--- BEGIN Exercise inputs ---

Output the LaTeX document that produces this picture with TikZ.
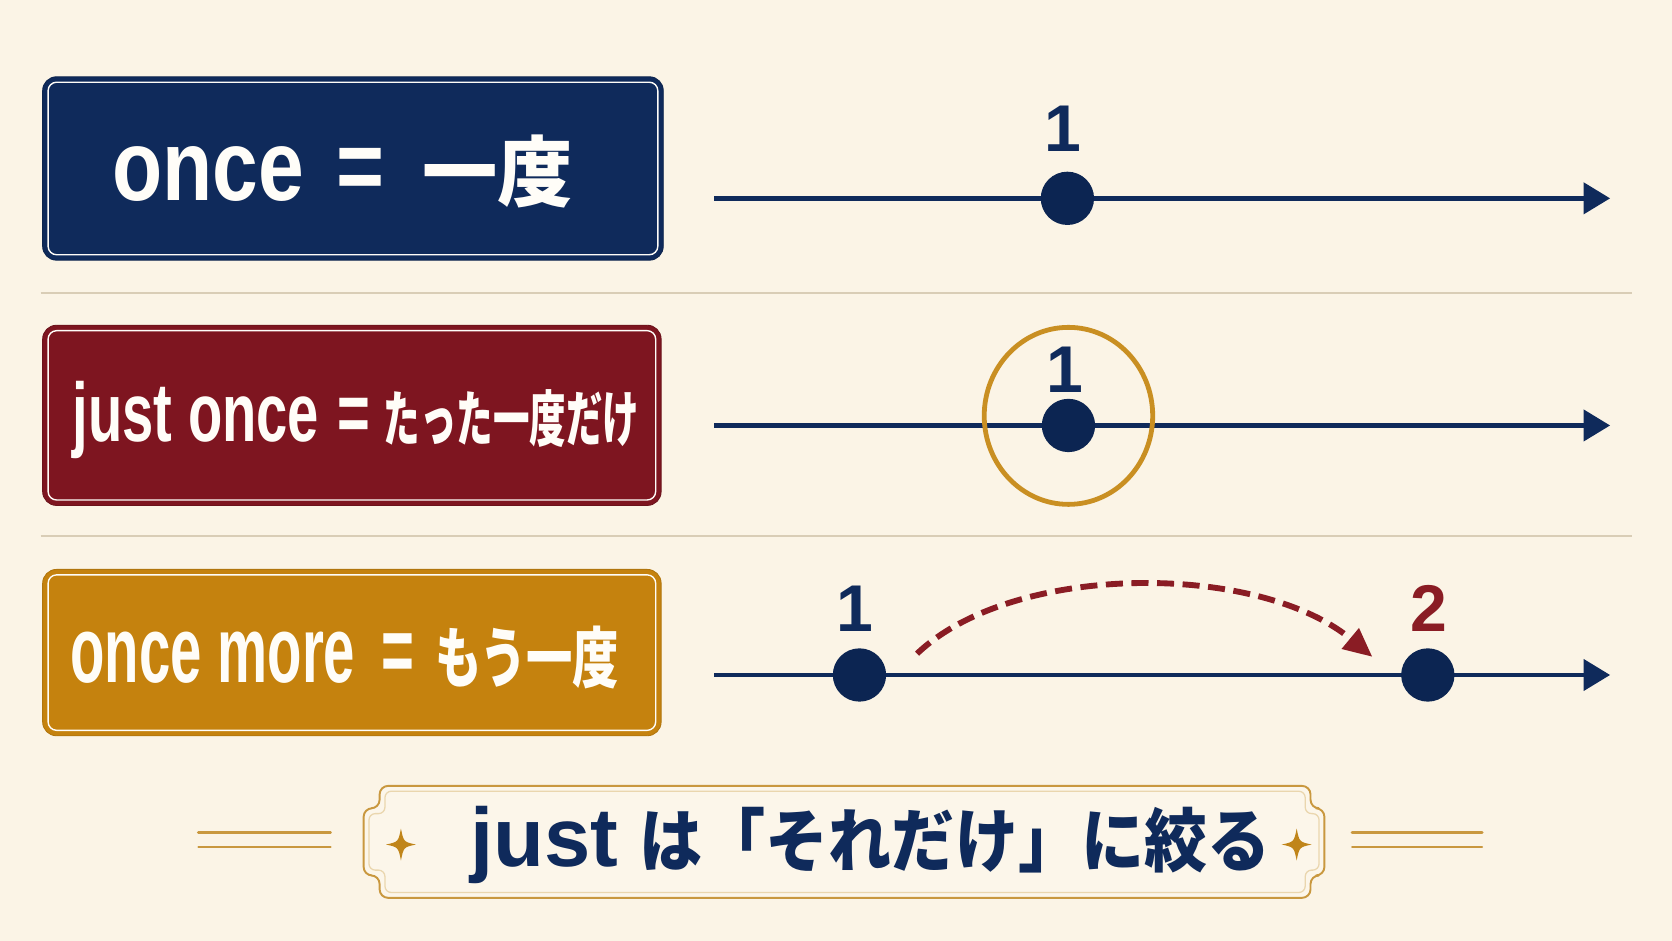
\documentclass[tikz,border=0pt]{standalone}
\usepackage{fontspec}
\usepackage{graphicx}
\setmainfont{Liberation Sans}
\newfontfamily\jpfont{Noto Sans CJK JP}
\usetikzlibrary{arrows.meta,shapes.geometric}
\definecolor{bgc}{HTML}{FBF4E6}
\definecolor{navyc}{HTML}{0F2A5B}
\definecolor{dotc}{HTML}{0C2552}
\definecolor{crimc}{HTML}{7E1520}
\definecolor{ochrec}{HTML}{C5820E}
\definecolor{goldc}{HTML}{C98F22}
\definecolor{sepc}{HTML}{D9CDB6}
\definecolor{arrc}{HTML}{8A1C24}
\definecolor{bannerc}{HTML}{FCF6EA}
\definecolor{bline}{HTML}{C9983F}
\definecolor{bline2}{HTML}{EAD6AE}
\definecolor{starc}{HTML}{C0851A}
\definecolor{txtw}{HTML}{FFFDF8}
\newcommand{\mylat}[3]{\scalebox{#2}[1]{\fontsize{#1}{#1}\selectfont\bfseries #3}}
\newcommand{\myjp}[3]{\scalebox{#2}[1]{\jpfont\fontsize{#1}{#1}\selectfont\bfseries #3}}
\begin{document}
\begin{tikzpicture}[x=1pt,y=-1pt,
  lbox/.style={rectangle,rounded corners=13pt,inner sep=0pt,line width=0.8pt},
  innerline/.style={draw=txtw!90!white,line width=1.3pt,rounded corners=8pt},
  tline/.style={draw=navyc,line width=4.5pt,-{Triangle[length=25pt,width=29pt]}},
  dotnode/.style={circle,fill=dotc,minimum size=50pt,inner sep=0pt},
  numtxt/.style={inner sep=0pt,anchor=base,font=\fontsize{62}{62}\selectfont\bfseries},
  sep/.style={draw=sepc,line width=2pt},
  boxtxt/.style={inner sep=0pt,anchor=base west,text=txtw},
  gline/.style={draw=bline,line cap=round}
]
\useasboundingbox (0,0) rectangle (1568,882);
\fill[bgc] (0,0) rectangle (1568,882);

% separators
\coordinate (s1a) at (38,275); \coordinate (s1b) at (1530,275);
\coordinate (s2a) at (38,503); \coordinate (s2b) at (1530,503);
\draw[sep] (s1a) -- (s1b);
\draw[sep] (s2a) -- (s2b);

% boxes
\node[lbox,fill=navyc,draw=navyc!85!black,minimum width=582pt,minimum height=172pt] (b1) at (331,158) {};
\node[lbox,fill=crimc,draw=crimc!85!black,minimum width=580pt,minimum height=169pt] (b2) at (330,389.5) {};
\node[lbox,fill=ochrec,draw=ochrec!90!black,minimum width=580pt,minimum height=156pt] (b3) at (330,612) {};
\foreach \b in {b1,b2,b3}{
  \draw[innerline] ([xshift=5.5pt,yshift=-5.5pt]\b.north west) rectangle ([xshift=-5.5pt,yshift=5.5pt]\b.south east);
}

% box texts
\node[boxtxt] (t1) at (105,188) {\mylat{94}{0.82}{once}\hspace{30pt}\mylat{94}{0.82}{=}\hspace{36pt}\myjp{72}{0.98}{一度}};
\node[boxtxt] (t2) at (68,414) {\mylat{78}{0.675}{just once}\hspace{17pt}\mylat{78}{0.675}{=}\hspace{13pt}\myjp{57}{0.6}{たった一度だけ}};
\node[boxtxt] (t3) at (66,640) {\mylat{88}{0.6}{once more}\hspace{25pt}\mylat{88}{0.6}{=}\hspace{19pt}\myjp{62}{0.7}{もう一度}};

% timeline 1
\coordinate (l1s) at (670,186); \coordinate (l1e) at (1510,186);
\draw[tline] (l1s) -- (l1e);
\node[dotnode] (d1) at (1001,186) {};
\node[numtxt,text=navyc] (n1) at (997,142) {1};

% timeline 2
\coordinate (l2s) at (670,399); \coordinate (l2e) at (1510,399);
\draw[tline] (l2s) -- (l2e);
\node[ellipse,draw=goldc,line width=4.5pt,minimum width=158pt,minimum height=166pt,inner sep=0pt] (ring) at (1002,390) {};
\node[dotnode] (d2) at (1002,399) {};
\node[numtxt,text=navyc] (n2) at (999,368) {1};

% timeline 3
\coordinate (l3s) at (670,633); \coordinate (l3e) at (1510,633);
\draw[tline] (l3s) -- (l3e);
\node[dotnode] (d3) at (806,633) {};
\node[dotnode] (d4) at (1339,633) {};
\node[numtxt,text=navyc] (n3) at (802,592) {1};
\node[numtxt,text=arrc] (n4) at (1340,592) {2};
\coordinate (ja) at (860,613); \coordinate (jb) at (1287,616);
\draw[draw=arrc,line width=5.5pt,dash pattern=on 16pt off 8pt,-{Triangle[length=27pt,width=24pt]}] (ja) .. controls (950,527) and (1180,527) .. (jb);

% bottom banner
\coordinate (g1a) at (186,781); \coordinate (g1b) at (310,781);
\coordinate (g2a) at (186,794); \coordinate (g2b) at (310,794);
\coordinate (g3a) at (1268,781); \coordinate (g3b) at (1390,781);
\coordinate (g4a) at (1268,794); \coordinate (g4b) at (1390,794);
\draw[gline,line width=2.6pt] (g1a) -- (g1b);
\draw[gline,line width=1.8pt] (g2a) -- (g2b);
\draw[gline,line width=2.6pt] (g3a) -- (g3b);
\draw[gline,line width=1.8pt] (g4a) -- (g4b);

\draw[fill=bannerc,draw=bline,line width=1.8pt,rounded corners=8pt]
  (356,737) -- (1229,737) -- (1229,758) -- (1242,758) -- (1242,821) -- (1229,821) -- (1229,842)
  -- (356,842) -- (356,821) -- (341,821) -- (341,758) -- (356,758) -- cycle;
\draw[draw=bline2,line width=1.2pt,rounded corners=6pt]
  (361,742) -- (1224,742) -- (1224,763) -- (1237,763) -- (1237,816) -- (1224,816) -- (1224,837)
  -- (361,837) -- (361,816) -- (346,816) -- (346,763) -- (361,763) -- cycle;

\foreach \sx in {376,1216}{
  \begin{scope}[shift={(\sx,792)}]
    \fill[starc] (0,-15) .. controls (2.5,-2.5) .. (14,0) .. controls (2.5,2.5) .. (0,15)
      .. controls (-2.5,2.5) .. (-14,0) .. controls (-2.5,-2.5) .. cycle;
  \end{scope}
}

\node[inner sep=0pt,anchor=base west,text=navyc] (bt) at (441,813) {\mylat{78}{1}{just}\hspace{20pt}\myjp{65}{0.91}{は「それだけ」に絞る}};
\end{tikzpicture}
\end{document}
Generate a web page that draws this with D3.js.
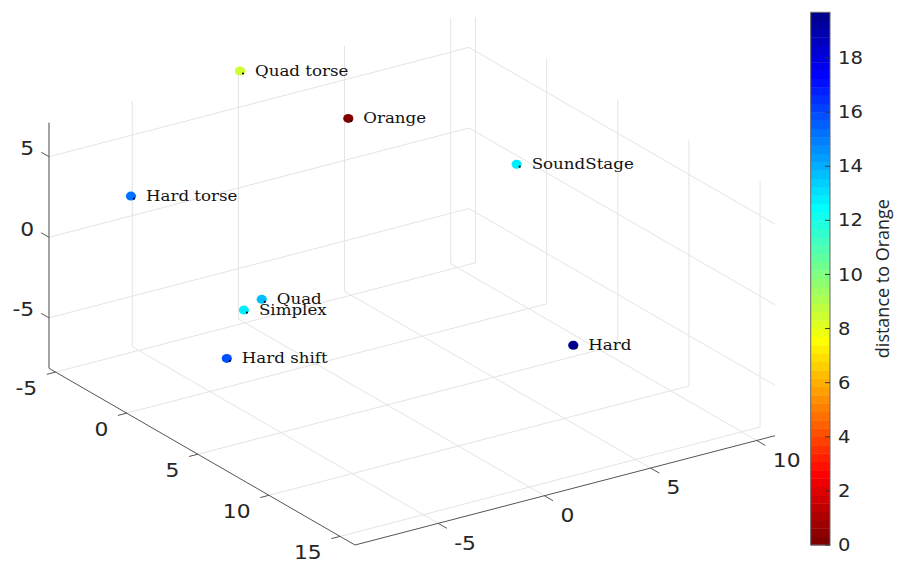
<!DOCTYPE html>
<html>
<head>
<meta charset="utf-8">
<script src="https://cdn.jsdelivr.net/npm/d3@7"></script>
<style>
  body { margin: 0; background: #fff; }
</style>
</head>
<body>
<svg id="chart" width="897" height="561"></svg>
<script>
// data
var names = ["Quad torse", "Orange", "SoundStage", "Hard torse", "Quad", "Simplex", "Hard shift", "Hard"];
var xVals = [0.07, 3.70, 10.86, -7.74, -4.26, -4.43, -2.59, 1.36];
var yVals = [-5.45, -3.26, -2.11, -1.46, 2.54, 1.54, -2.41, 16.05];
var zVals = [7.24, 4.17, -0.54, 4.19, -1.37, -2.49, -8.13, 0.74];
var distVals = [8.4, 0, 12.9, 15.1, 13.8, 12.8, 15.9, 19.69];

var xTicks = [-5, 0, 5, 10];
var yTicks = [-5, 0, 5, 10, 15];
var zTicks = [-5, 0, 5];
var cTicks = [0, 2, 4, 6, 8, 10, 12, 14, 16, 18];

var xLim = [-8.92, 10.86];
var yLim = [-5.46, 16.05];
var zLim = [-8.13, 7.11];
var cLim = [0, 19.69];

var svg = d3.select("#chart");
var ink = "#262626";
var gridColor = "#e4e4e4";

// box layout on screen
var origin = [49, 368.3];
var xEdge = [420, -109.3];
var yEdge = [306, 176.7];
var zEdge = [0, -245.6];

var fx = d3.scaleLinear().domain(xLim).range([0, 1]);
var fy = d3.scaleLinear().domain(yLim).range([0, 1]);
var fz = d3.scaleLinear().domain(zLim).range([0, 1]);

function proj(x, y, z) {
  var u = fx(x), v = fy(y), w = fz(z);
  return [origin[0] + u * xEdge[0] + v * yEdge[0] + w * zEdge[0],
          origin[1] + u * xEdge[1] + v * yEdge[1] + w * zEdge[1]];
}
function unit(v) { var l = Math.hypot(v[0], v[1]); return [v[0] / l, v[1] / l]; }
var xDir = unit(xEdge), yDir = unit(yEdge);

// jet(64), flipped like the figure
function jet(m) {
  var n = Math.ceil(m / 4);
  var u = d3.range(1, n + 1).map(d => d / n)
    .concat(d3.range(n - 1).map(() => 1))
    .concat(d3.range(n, 0, -1).map(d => d / n));
  var J = d3.range(m).map(() => [0, 0, 0]);
  var g0 = Math.ceil(n / 2) - (m % 4 == 1 ? 1 : 0);
  u.forEach((val, k) => {
    var g = g0 + k + 1, r = g + n, b = g - n;
    if (r >= 1 && r <= m) J[r - 1][0] = val;
    if (g >= 1 && g <= m) J[g - 1][1] = val;
    if (b >= 1 && b <= m) J[b - 1][2] = val;
  });
  return J.map(c => d3.rgb(c[0] * 255, c[1] * 255, c[2] * 255).formatHex());
}
var cmap = jet(64).reverse();
function colorOf(v) {
  var idx = Math.floor((v - cLim[0]) / (cLim[1] - cLim[0]) * cmap.length);
  idx = Math.max(0, Math.min(cmap.length - 1, idx));
  return cmap[idx];
}

function seg(g, p, q, color, width) {
  g.append("line")
    .attr("x1", p[0]).attr("y1", p[1])
    .attr("x2", q[0]).attr("y2", q[1])
    .attr("stroke", color)
    .attr("stroke-width", width);
}

// grid on the back walls and the floor
var grid = svg.append("g");
var x0 = xLim[0], x1 = xLim[1], y0 = yLim[0], y1 = yLim[1], z0 = zLim[0], z1 = zLim[1];
xTicks.forEach(x => {
  seg(grid, proj(x, y0, z0), proj(x, y0, z1), gridColor, 1);
  seg(grid, proj(x, y0, z0), proj(x, y1, z0), gridColor, 1);
});
yTicks.forEach(y => {
  seg(grid, proj(x1, y, z0), proj(x1, y, z1), gridColor, 1);
  seg(grid, proj(x0, y, z0), proj(x1, y, z0), gridColor, 1);
});
zTicks.forEach(z => {
  seg(grid, proj(x0, y0, z), proj(x1, y0, z), gridColor, 1);
  seg(grid, proj(x1, y0, z), proj(x1, y1, z), gridColor, 1);
});

// axes
var axes = svg.append("g");
seg(axes, proj(x0, y0, z0), proj(x0, y0, z1), "#8c8c8c", 1.6);
seg(axes, proj(x0, y0, z0), proj(x0, y1, z0), "#555", 1);
seg(axes, proj(x0, y1, z0), proj(x1, y1, z0), "#555", 1);

function tickLabel(g, pos, txt, anchor, size) {
  g.append("text")
    .attr("transform", `translate(${pos[0]},${pos[1]}) scale(1.15,1)`)
    .attr("text-anchor", anchor)
    .attr("dy", "0.36em")
    .attr("font-family", "DejaVu Sans, sans-serif")
    .attr("font-size", size)
    .attr("fill", ink)
    .text(txt);
}

zTicks.forEach(z => {
  var p = proj(x0, y0, z);
  seg(axes, p, [p[0] - yDir[0] * 9, p[1] - yDir[1] * 9], "#555", 1);
  tickLabel(axes, [p[0] - yDir[0] * 17, p[1] - yDir[1] * 17], z, "end", 19);
});
yTicks.forEach(y => {
  var p = proj(x0, y, z0);
  seg(axes, p, [p[0] - xDir[0] * 9, p[1] - xDir[1] * 9], "#555", 1);
  tickLabel(axes, [p[0] - 18.3, p[1] + 16], y, "end", 19);
});
xTicks.forEach(x => {
  var p = proj(x, y1, z0);
  seg(axes, p, [p[0] + yDir[0] * 10, p[1] + yDir[1] * 10], "#555", 1);
  tickLabel(axes, [p[0] + 16, p[1] + 19.5], x, "start", 19);
});

// points
var pts = names.map((n, i) => ({ name: n, p: proj(xVals[i], yVals[i], zVals[i]), d: distVals[i] }));
var marks = svg.append("g");
marks.selectAll("ellipse.pt").data(pts).enter()
  .append("ellipse")
  .attr("class", "pt")
  .attr("cx", d => d.p[0])
  .attr("cy", d => d.p[1])
  .attr("rx", 5.1)
  .attr("ry", 4.5)
  .attr("fill", d => colorOf(d.d));
marks.selectAll("circle.dot").data(pts).enter()
  .append("circle")
  .attr("class", "dot")
  .attr("cx", d => d.p[0] + 3)
  .attr("cy", d => d.p[1] + 2.5)
  .attr("r", 1.1)
  .attr("fill", "#000");
marks.selectAll("text").data(pts).enter()
  .append("text")
  .attr("transform", d => `translate(${d.p[0] + 15},${d.p[1] + 4.5}) scale(1.15,1)`)
  .attr("font-family", "DejaVu Serif, serif")
  .attr("font-size", 14.5)
  .attr("fill", "#111")
  .text(d => d.name);

// colorbar
var cbX = 810.7, cbW = 19.3;
var cScale = d3.scaleLinear().domain(cLim).range([545, 12.3]);
var cb = svg.append("g");
var band = (cScale(cLim[0]) - cScale(cLim[1])) / cmap.length;
cb.selectAll("rect.band").data(cmap).enter()
  .append("rect")
  .attr("class", "band")
  .attr("x", cbX)
  .attr("y", (c, i) => cScale(cLim[0]) - (i + 1) * band)
  .attr("width", cbW)
  .attr("height", band + 0.4)
  .attr("fill", c => c);
cb.append("rect")
  .attr("x", cbX).attr("y", cScale(cLim[1]))
  .attr("width", cbW).attr("height", cScale(cLim[0]) - cScale(cLim[1]))
  .attr("fill", "none").attr("stroke", "#666").attr("stroke-width", 1);
cTicks.forEach(t => {
  var y = cScale(t);
  seg(cb, [cbX + cbW, y], [cbX + cbW - 5, y], "#333", 1);
  tickLabel(cb, [cbX + cbW + 8, y], t, "start", 17);
});
cb.append("text")
  .attr("transform", `translate(889,${(cScale(cLim[0]) + cScale(cLim[1])) / 2}) rotate(-90)`)
  .attr("text-anchor", "middle")
  .attr("font-family", "Open Sans, sans-serif")
  .attr("font-size", 18)
  .attr("textLength", 159)
  .attr("lengthAdjust", "spacingAndGlyphs")
  .attr("fill", ink)
  .text("distance to Orange");
</script>
</body>
</html>
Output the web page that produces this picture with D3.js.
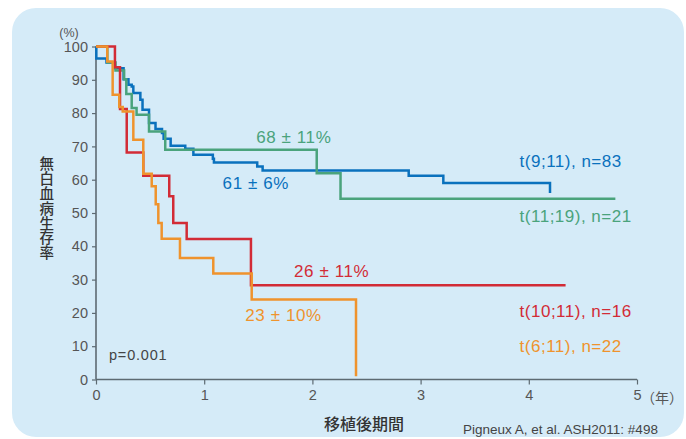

--- END Exercise inputs ---

- [The problem] Pictures should be left out. Retype only the run of lines from the line containing "Generate a web" to the line containing "var fz = d3.scaleLinear().domain(zLim).range([0, 1]);", inclusive.

- [Exercise result]
Generate a web page that draws this with D3.js.
<!DOCTYPE html>
<html>
<head>
<meta charset="utf-8">
<script src="https://cdn.jsdelivr.net/npm/d3@7"></script>
<style>
  body { margin: 0; background: #fff; }
</style>
</head>
<body>
<svg id="chart" width="897" height="561"></svg>
<script>
// data
var names = ["Quad torse", "Orange", "SoundStage", "Hard torse", "Quad", "Simplex", "Hard shift", "Hard"];
var xVals = [0.07, 3.70, 10.86, -7.74, -4.26, -4.43, -2.59, 1.36];
var yVals = [-5.45, -3.26, -2.11, -1.46, 2.54, 1.54, -2.41, 16.05];
var zVals = [7.24, 4.17, -0.54, 4.19, -1.37, -2.49, -8.13, 0.74];
var distVals = [8.4, 0, 12.9, 15.1, 13.8, 12.8, 15.9, 19.69];

var xTicks = [-5, 0, 5, 10];
var yTicks = [-5, 0, 5, 10, 15];
var zTicks = [-5, 0, 5];
var cTicks = [0, 2, 4, 6, 8, 10, 12, 14, 16, 18];

var xLim = [-8.92, 10.86];
var yLim = [-5.46, 16.05];
var zLim = [-8.13, 7.11];
var cLim = [0, 19.69];

var svg = d3.select("#chart");
var ink = "#262626";
var gridColor = "#e4e4e4";

// box layout on screen
var origin = [49, 368.3];
var xEdge = [420, -109.3];
var yEdge = [306, 176.7];
var zEdge = [0, -245.6];

var fx = d3.scaleLinear().domain(xLim).range([0, 1]);
var fy = d3.scaleLinear().domain(yLim).range([0, 1]);
var fz = d3.scaleLinear().domain(zLim).range([0, 1]);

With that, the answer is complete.